_Directive_
It is required that the lines from the top of the listing through the line with "color: '#000', width: 1.5" be reproduced exactly, excluding pictures.

--- Begin Provided material ---

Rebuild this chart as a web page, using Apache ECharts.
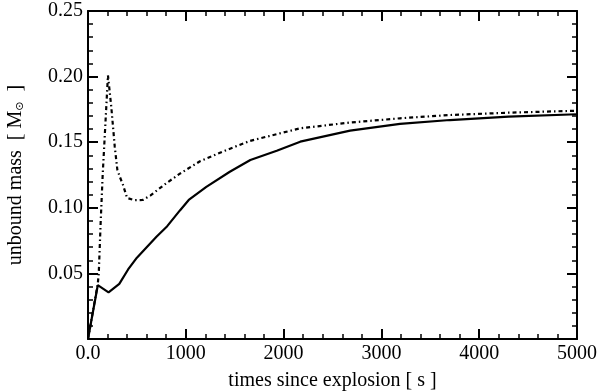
<!DOCTYPE html>
<html>
<head>
<meta charset="utf-8">
<script src="https://cdn.jsdelivr.net/npm/echarts@6/dist/echarts.min.js"></script>
<style>
  html, body { margin: 0; padding: 0; background: #fff; }
  #chart { width: 600px; height: 391px; }
</style>
</head>
<body>
<div id="chart"></div>
<script>
// solid curve
const timeSolid = [0, 100, 210, 320, 410, 500, 600, 700, 810, 940, 1030, 1210, 1450, 1660, 1930, 2170, 2680, 3190, 3700, 4300, 5000]
const massSolid = [0, 0.041, 0.0355, 0.042, 0.053, 0.062, 0.070, 0.078, 0.086, 0.098, 0.106, 0.116, 0.1275, 0.1364, 0.1435, 0.1504, 0.1588, 0.1639, 0.1669, 0.1695, 0.1713]

// dash-dot curve
const timeDotted = [0, 100, 110, 130, 150, 175, 204, 238, 273, 300, 325, 358, 400, 475, 560, 640, 800, 940, 1145, 1400, 1656, 2170, 2680, 3190, 3700, 4300, 5000]
const massDotted = [0, 0.042, 0.05, 0.09, 0.125, 0.16, 0.201, 0.177, 0.147, 0.129, 0.1237, 0.1174, 0.1075, 0.1058, 0.106, 0.1095, 0.1187, 0.126, 0.1355, 0.1435, 0.151, 0.1606, 0.165, 0.1682, 0.1707, 0.1725, 0.1740]

const xTicks = [0, 1000, 2000, 3000, 4000, 5000]
const yTicks = [0, 0.05, 0.10, 0.15, 0.20, 0.25]

const font = 'Liberation Serif'
const chart = echarts.init(document.getElementById('chart'))

const frame = { show: true, onZero: false, lineStyle: { color: '#000', width: 2 } }
const tick = { show: true, inside: true, length: 10, lineStyle: { color: '#000', width: 2 } }
const minor = { show: true, splitNumber: 5, length: 5, lineStyle: { color: '#000', width: 1.5 } }

const option = {
  animation: false,
  grid: { left: 88, right: 23, top: 11, bottom: 52, containLabel: false, outerBoundsMode: 'none' },
  xAxis: [
    {
      type: 'value',
      min: xTicks[0],
      max: xTicks[xTicks.length - 1],
      interval: 1000,
      name: 'times since explosion [ s ]',
      nameLocation: 'middle',
      nameGap: 32,
      nameTextStyle: { fontFamily: font, fontSize: 20, color: '#000' },
      axisLine: frame,
      axisTick: tick,
      minorTick: minor,
      splitLine: { show: false },
      axisLabel: {
        fontFamily: font, fontSize: 20, color: '#000', margin: 5,
        formatter: v => v === 0 ? '0.0' : String(v)
      }
    },
    {
      type: 'value',
      position: 'top',
      min: xTicks[0],
      max: xTicks[xTicks.length - 1],
      interval: 1000,
      axisLine: frame,
      axisTick: tick,
      minorTick: minor,
      splitLine: { show: false },
      axisLabel: { show: false }
    }
  ],
  yAxis: [
    {
      type: 'value',
      min: yTicks[0],
      max: yTicks[yTicks.length - 1],
      interval: 0.05,
      name: '{a|unbound mass  [ M}{s|⊙}{a|  ]}',
      nameLocation: 'middle',
      nameGap: 62,
      nameTextStyle: {
        color: '#000',
        rich: {
          a: { fontFamily: font, fontSize: 20, color: '#000' },
          s: { fontFamily: 'DejaVu Sans', fontSize: 11, color: '#000', verticalAlign: 'bottom', padding: [8, 0, 0, 0] }
        }
      },
      axisLine: frame,
      axisTick: tick,
      minorTick: minor,
      splitLine: { show: false },
      axisLabel: {
        fontFamily: font, fontSize: 20, color: '#000', margin: 5,
        formatter: v => v === 0 ? '' : v.toFixed(2)
      }
    },
    {
      type: 'value',
      position: 'right',
      min: yTicks[0],
      max: yTicks[yTicks.length - 1],
      interval: 0.05,
      axisLine: frame,
      axisTick: tick,
      minorTick: minor,
      splitLine: { show: false },
      axisLabel: { show: false }
    }
  ],
  series: [
    {
      type: 'line',
      data: timeSolid.map((t, i) => [t, massSolid[i]]),
      showSymbol: false,
      lineStyle: { color: '#000', width: 2.2 }
    },
    {
      type: 'line',
      data: timeDotted.map((t, i) => [t, massDotted[i]]),
      showSymbol: false,
      lineStyle: { color: '#000', width: 2.2, type: [4, 3, 1.5, 3] }
    }
  ]
}

chart.setOption(option)
</script>
</body>
</html>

--- End Provided material ---

_Response_
Rebuild this chart as a web page, using Apache ECharts.
<!DOCTYPE html>
<html>
<head>
<meta charset="utf-8">
<script src="https://cdn.jsdelivr.net/npm/echarts@6/dist/echarts.min.js"></script>
<style>
  html, body { margin: 0; padding: 0; background: #fff; }
  #chart { width: 600px; height: 391px; }
</style>
</head>
<body>
<div id="chart"></div>
<script>
// solid curve
const timeSolid = [0, 100, 210, 320, 410, 500, 600, 700, 810, 940, 1030, 1210, 1450, 1660, 1930, 2170, 2680, 3190, 3700, 4300, 5000]
const massSolid = [0, 0.041, 0.0355, 0.042, 0.053, 0.062, 0.070, 0.078, 0.086, 0.098, 0.106, 0.116, 0.1275, 0.1364, 0.1435, 0.1504, 0.1588, 0.1639, 0.1669, 0.1695, 0.1713]

// dash-dot curve
const timeDotted = [0, 100, 110, 130, 150, 175, 204, 238, 273, 300, 325, 358, 400, 475, 560, 640, 800, 940, 1145, 1400, 1656, 2170, 2680, 3190, 3700, 4300, 5000]
const massDotted = [0, 0.042, 0.05, 0.09, 0.125, 0.16, 0.201, 0.177, 0.147, 0.129, 0.1237, 0.1174, 0.1075, 0.1058, 0.106, 0.1095, 0.1187, 0.126, 0.1355, 0.1435, 0.151, 0.1606, 0.165, 0.1682, 0.1707, 0.1725, 0.1740]

const xTicks = [0, 1000, 2000, 3000, 4000, 5000]
const yTicks = [0, 0.05, 0.10, 0.15, 0.20, 0.25]

const font = 'Liberation Serif'
const chart = echarts.init(document.getElementById('chart'))

const frame = { show: true, onZero: false, lineStyle: { color: '#000', width: 2 } }
const tick = { show: true, inside: true, length: 10, lineStyle: { color: '#000', width: 2 } }
const minor = { show: true, splitNumber: 5, length: 5, lineStyle: { color: '#000', width: 1.5 } }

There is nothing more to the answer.